3rd August, 2025, 01 day, 04-05 hours
OVERVIEW:
This intensive online session would explore how cinematic practice can construct, encounter, and transform space, not merely as background, but as an active participant in the nonfictional experience. At the intersection of observation, conceptualisation, cinematographic choices, and the rhythmic textures of editing and sound, this course examines how filmmakers can inhabit and cocreate spatial experiences that are at once personal, political, and sensory.
Rooted in the core praxis of nonfiction, we foreground the interplay between the filmmaker’s coordinates of view, the camera’s gaze, and the space itself, not only as geographical or architectural, but as a living constellation of geological, cultural, anthropocentric and non anthropocentric elements. The question to ponder: how does usual places like a locality, a forest, a ruin, a shoreline, or a market participate in shaping cinematic meaning? How do subjectivities of both filmmaker and participants in front of the camera and at the margins of the frames, alongside the so-called ‘objective’ realities, reconfigure how space is rendered, remembered, or re-imagined?

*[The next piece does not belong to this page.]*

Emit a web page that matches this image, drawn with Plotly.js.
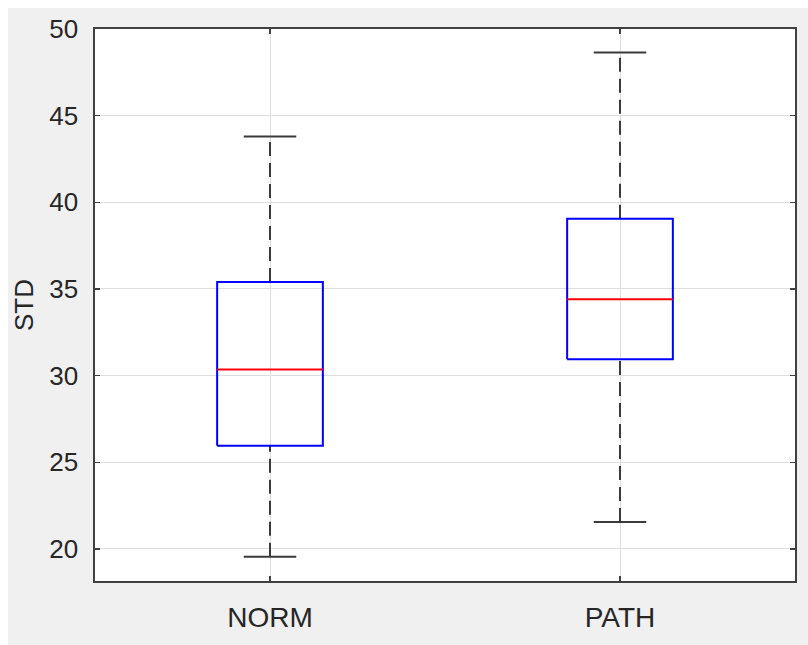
<!DOCTYPE html>
<html>
<head>
<meta charset="utf-8">
<script src="https://cdn.plot.ly/plotly-3.0.1.min.js"></script>
<style>
  html, body { margin: 0; padding: 0; background: #ffffff; }
  #chart { position: absolute; left: 8px; top: 8px; width: 800px; height: 637px; }
</style>
</head>
<body>
<div id="chart"></div>
<script>
// Data
const categories = ["NORM", "PATH"];
const lowerWhisker = [19.55, 21.55];
const q1Values = [25.95, 30.95];
const medianValues = [30.35, 34.4];
const q3Values = [35.4, 39.05];
const upperWhisker = [43.8, 48.65];
const yTicks = [20, 25, 30, 35, 40, 45, 50];

const boxHalf = 0.151;
const capHalf = 0.075;
const traces = [];
categories.forEach((cat, i) => {
  const c = i + 0.5;
  const lo = lowerWhisker[i], q1 = q1Values[i], md = medianValues[i], q3 = q3Values[i], hi = upperWhisker[i];
  traces.push({x: [c, c], y: [q3, hi], mode: 'lines', line: {color: '#3a3a3a', width: 2, dash: '14px,7px'}, hoverinfo: 'skip', showlegend: false});
  traces.push({x: [c, c], y: [lo, q1], mode: 'lines', line: {color: '#3a3a3a', width: 2, dash: '14px,7px'}, hoverinfo: 'skip', showlegend: false});
  traces.push({x: [c - capHalf, c + capHalf], y: [hi, hi], mode: 'lines', line: {color: '#3a3a3a', width: 2}, hoverinfo: 'skip', showlegend: false});
  traces.push({x: [c - capHalf, c + capHalf], y: [lo, lo], mode: 'lines', line: {color: '#3a3a3a', width: 2}, hoverinfo: 'skip', showlegend: false});
  traces.push({x: [c - boxHalf, c + boxHalf, c + boxHalf, c - boxHalf, c - boxHalf], y: [q1, q1, q3, q3, q1], mode: 'lines', line: {color: '#0000ff', width: 2}, hoverinfo: 'skip', showlegend: false, name: cat});
  traces.push({x: [c - boxHalf, c + boxHalf], y: [md, md], mode: 'lines', line: {color: '#ff0000', width: 2}, hoverinfo: 'skip', showlegend: false});
});

const axisCommon = {
  showline: true, linecolor: '#404040', linewidth: 1.6, mirror: 'ticks',
  ticks: 'inside', ticklen: 5, tickcolor: '#404040', tickwidth: 1.2,
  showgrid: true, gridcolor: '#dedede', gridwidth: 1, zeroline: false,
  tickfont: {family: 'Liberation Sans, Arial, sans-serif', size: 26, color: '#262626'}
};

const layout = {
  width: 800, height: 637,
  paper_bgcolor: '#f0f0f0', plot_bgcolor: '#ffffff',
  margin: {l: 87, r: 13, t: 21, b: 64},
  showlegend: false,
  xaxis: Object.assign({}, axisCommon, {
    range: [0, 2], tickvals: categories.map((_, i) => i + 0.5), ticktext: categories,
    ticklabelstandoff: 11,
    tickfont: {family: 'Liberation Sans, Arial, sans-serif', size: 28, color: '#262626'}
  }),
  yaxis: Object.assign({}, axisCommon, {
    range: [18.15, 50], tickvals: yTicks, ticktext: yTicks.map(String),
    ticklabelstandoff: 10,
    title: {text: 'STD', font: {family: 'Liberation Sans, Arial, sans-serif', size: 26, color: '#262626'}, standoff: 8}
  })
};

Plotly.newPlot('chart', traces, layout, {displayModeBar: false, staticPlot: true});
</script>
</body>
</html>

These cinematic spaces are not neutral, and they do not just belong to the ground of reality to be recorded and rendered. Those are artisanal creations, where works of hand and flows of mind converge. Those carry textures, resistances, silences, and secrets. As the lens dwells, moves, hesitates, or listens, the nature of engagement shifts. It may begin in curiosity, pass through comparison with other similar registers, evolve into analysis and discourse, but soon spirals into zones of memory projection, loss, yearning, and melancholic wonder. The space on screen is not merely observed, it reverberates with what is passing, what has passed, and what can never return in quite the same way. Even the act of documenting gets touched by transience. A room, a road, a voice, a hill, a tree, a figure, a face, once filmed, become shadows of their temporal fullness, holding both presence and absence, like a river into which one cannot step twice.
Through such experiential registers, the course aims to cultivate a sensibility toward space not only as physical extension but as the unfolding of time, memory, mortality, and desire. It encourages an awareness that every filmic frame is haunted by the impossibility of full return, what is captured is always already gone, and yet it glows with a peculiar, aching vitality. This paradox, the impossibility of reliving and the necessity of re-evoking, is the very core of the cinematic encounter in nonfiction.
In the course the participants will be introduced to various modes of observational framing, performative engagement, temporal layering, and spatial montage. The course moves beyond representation to an affective and phenomenological understanding of how space is sensed, traced, and transformed through the act of filming and editing, not only through apparatus, but primarily through concsiousness, and the appartus being the extension of the same.
MODE OF TEACHING:
In the session, sequences from the film will be shown and discussed in depth.
PARTICIPANT PROFILE :
Participants are welcome who carry a critical and creative urge to relate to the world of documentary and its relation to different aspects and nuances about the reality, we are immersed in.
FACULTY PROFILE:
An alumnus from Satyajit Ray Film and Television Institute (SRFTI), Kolkata, Deb Kamal Ganguly is an independent filmmaker, researcher and teacher of cinematic arts. He has taught for 08 years (2012-2020) and designed curriculum in Film and Television Institute of India (FTII), Pune, in the departments of Film Editing, Film Direction and Screen Studies; and as a guest faculty in National Institute of Design (NID), Ahmedabad, Flame University, Pune, Kalinga Institute of Industrial Technology, Bhubaneswar. Ganguly’s works have been published under special curator-ship from Lowave, Paris; his video art featured in the exhibition ‘Indian Highway’ and showcased in galleries of various cities of Europe and Asia. His films done in the capacity of editor, script-writer and sound designer have been shown in competitive sections of various international festivals and received recognition, including ‘Tiger Award for Shorts’ in Rotterdam (IFFR 2007). Ganguly has presented papers in various international and national seminars and conferences on various themes related to cinema, Deleuze studies, visual art, interfaces of art practices, translation studies, collective memory, Bengal studies, Media studies, pedagogy of cinema, film editing as a discipline, immersive sound etc including CARA-CILECT conference in Witwatersrand University, Johannesburg (2018), CILECT conference in VGIK, Moscow (2019), Lithuanian Academy of Music and Theater (2019). He is a participant of an international project for artistic research involving BRICS countries, being the coordinator for India (2018).